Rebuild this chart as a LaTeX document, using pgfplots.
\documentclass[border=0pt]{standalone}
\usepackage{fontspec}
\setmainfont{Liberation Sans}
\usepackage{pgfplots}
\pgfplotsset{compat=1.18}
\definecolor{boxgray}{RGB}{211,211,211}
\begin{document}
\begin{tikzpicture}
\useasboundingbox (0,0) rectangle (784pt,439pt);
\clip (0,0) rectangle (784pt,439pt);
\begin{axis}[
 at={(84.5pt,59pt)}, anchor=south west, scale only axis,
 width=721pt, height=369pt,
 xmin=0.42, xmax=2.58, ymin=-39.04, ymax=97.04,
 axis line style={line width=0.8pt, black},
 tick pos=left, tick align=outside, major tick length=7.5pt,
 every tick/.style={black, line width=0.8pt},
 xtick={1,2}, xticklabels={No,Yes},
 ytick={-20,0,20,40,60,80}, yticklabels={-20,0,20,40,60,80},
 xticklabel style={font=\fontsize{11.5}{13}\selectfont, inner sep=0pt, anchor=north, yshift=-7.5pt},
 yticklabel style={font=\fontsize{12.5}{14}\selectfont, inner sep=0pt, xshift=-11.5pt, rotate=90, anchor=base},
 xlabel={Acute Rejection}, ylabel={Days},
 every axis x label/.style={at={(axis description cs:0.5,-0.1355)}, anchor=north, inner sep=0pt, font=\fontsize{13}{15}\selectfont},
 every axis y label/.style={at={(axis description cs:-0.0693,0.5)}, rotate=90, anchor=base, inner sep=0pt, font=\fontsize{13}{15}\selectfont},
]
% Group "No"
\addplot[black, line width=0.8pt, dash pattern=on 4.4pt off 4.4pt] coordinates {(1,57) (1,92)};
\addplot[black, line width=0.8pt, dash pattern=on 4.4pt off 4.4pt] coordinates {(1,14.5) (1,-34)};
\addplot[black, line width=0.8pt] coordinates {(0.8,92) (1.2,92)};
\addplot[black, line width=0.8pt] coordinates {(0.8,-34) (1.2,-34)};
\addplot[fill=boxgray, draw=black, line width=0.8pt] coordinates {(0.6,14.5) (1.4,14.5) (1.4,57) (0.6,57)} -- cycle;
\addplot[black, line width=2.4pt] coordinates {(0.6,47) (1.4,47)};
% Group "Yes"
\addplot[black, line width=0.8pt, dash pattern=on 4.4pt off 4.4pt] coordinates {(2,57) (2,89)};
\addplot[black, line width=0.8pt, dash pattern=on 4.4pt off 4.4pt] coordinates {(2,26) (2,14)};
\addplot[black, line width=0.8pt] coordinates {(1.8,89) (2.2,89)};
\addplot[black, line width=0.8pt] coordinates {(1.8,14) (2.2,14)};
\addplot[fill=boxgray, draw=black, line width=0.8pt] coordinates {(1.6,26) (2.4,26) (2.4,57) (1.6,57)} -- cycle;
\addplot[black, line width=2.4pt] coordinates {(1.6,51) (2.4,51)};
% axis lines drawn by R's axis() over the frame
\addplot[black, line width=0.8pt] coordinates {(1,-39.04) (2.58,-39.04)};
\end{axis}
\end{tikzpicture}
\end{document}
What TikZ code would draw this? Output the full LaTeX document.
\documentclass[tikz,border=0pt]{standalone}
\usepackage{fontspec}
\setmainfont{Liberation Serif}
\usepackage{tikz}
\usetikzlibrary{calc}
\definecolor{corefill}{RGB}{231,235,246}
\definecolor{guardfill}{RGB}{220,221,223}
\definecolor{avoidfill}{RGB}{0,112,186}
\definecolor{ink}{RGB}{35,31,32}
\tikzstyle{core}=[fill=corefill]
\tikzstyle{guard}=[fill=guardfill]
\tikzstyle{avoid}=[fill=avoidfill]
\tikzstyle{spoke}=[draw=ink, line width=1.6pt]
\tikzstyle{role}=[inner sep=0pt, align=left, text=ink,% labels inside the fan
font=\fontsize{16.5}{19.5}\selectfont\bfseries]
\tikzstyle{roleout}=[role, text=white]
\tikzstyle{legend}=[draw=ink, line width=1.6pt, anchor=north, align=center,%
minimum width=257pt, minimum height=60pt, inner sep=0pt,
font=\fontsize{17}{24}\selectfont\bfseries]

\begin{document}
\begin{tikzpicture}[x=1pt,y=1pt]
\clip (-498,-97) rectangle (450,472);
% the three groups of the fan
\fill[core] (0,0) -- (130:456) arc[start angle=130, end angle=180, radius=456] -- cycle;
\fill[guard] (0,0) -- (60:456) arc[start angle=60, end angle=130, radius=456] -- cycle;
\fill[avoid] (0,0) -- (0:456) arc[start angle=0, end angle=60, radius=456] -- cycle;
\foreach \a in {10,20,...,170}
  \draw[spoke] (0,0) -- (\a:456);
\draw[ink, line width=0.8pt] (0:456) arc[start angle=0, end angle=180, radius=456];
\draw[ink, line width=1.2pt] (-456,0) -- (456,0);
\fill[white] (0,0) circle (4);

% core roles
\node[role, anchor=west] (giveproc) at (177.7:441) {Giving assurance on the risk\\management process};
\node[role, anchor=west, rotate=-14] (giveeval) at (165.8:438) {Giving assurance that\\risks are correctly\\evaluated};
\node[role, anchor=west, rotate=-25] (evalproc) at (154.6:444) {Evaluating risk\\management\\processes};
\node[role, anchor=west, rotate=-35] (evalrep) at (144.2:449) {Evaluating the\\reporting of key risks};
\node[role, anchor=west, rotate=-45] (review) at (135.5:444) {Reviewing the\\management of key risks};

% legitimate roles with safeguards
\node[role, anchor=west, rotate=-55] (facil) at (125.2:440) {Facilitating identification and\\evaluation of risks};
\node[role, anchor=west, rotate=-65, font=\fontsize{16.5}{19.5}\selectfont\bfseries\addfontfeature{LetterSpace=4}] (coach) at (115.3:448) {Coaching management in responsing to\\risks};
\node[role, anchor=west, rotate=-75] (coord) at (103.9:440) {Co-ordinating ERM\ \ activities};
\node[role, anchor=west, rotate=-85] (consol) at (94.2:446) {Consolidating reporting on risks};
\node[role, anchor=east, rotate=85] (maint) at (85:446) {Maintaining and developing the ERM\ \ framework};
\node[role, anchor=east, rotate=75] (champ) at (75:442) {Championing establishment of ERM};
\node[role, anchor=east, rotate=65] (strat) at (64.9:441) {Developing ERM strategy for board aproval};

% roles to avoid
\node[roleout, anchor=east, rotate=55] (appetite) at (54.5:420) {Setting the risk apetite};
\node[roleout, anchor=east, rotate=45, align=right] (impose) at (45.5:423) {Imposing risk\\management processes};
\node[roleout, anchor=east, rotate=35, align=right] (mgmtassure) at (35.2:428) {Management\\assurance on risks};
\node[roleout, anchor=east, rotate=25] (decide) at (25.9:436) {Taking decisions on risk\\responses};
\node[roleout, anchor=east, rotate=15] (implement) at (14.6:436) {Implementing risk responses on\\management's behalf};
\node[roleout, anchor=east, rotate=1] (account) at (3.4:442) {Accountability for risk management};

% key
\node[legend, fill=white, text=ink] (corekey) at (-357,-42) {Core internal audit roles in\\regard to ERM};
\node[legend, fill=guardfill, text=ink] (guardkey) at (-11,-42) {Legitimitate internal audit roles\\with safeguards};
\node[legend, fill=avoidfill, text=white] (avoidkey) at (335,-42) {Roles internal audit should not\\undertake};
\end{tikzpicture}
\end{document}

▶ _Challenge_:
Gather up the lines containing the word "LaTeX" from these records and copy them.

▶ _Result of the exercise_:
Rebuild this chart as a LaTeX document, using pgfplots.
What TikZ code would draw this? Output the full LaTeX document.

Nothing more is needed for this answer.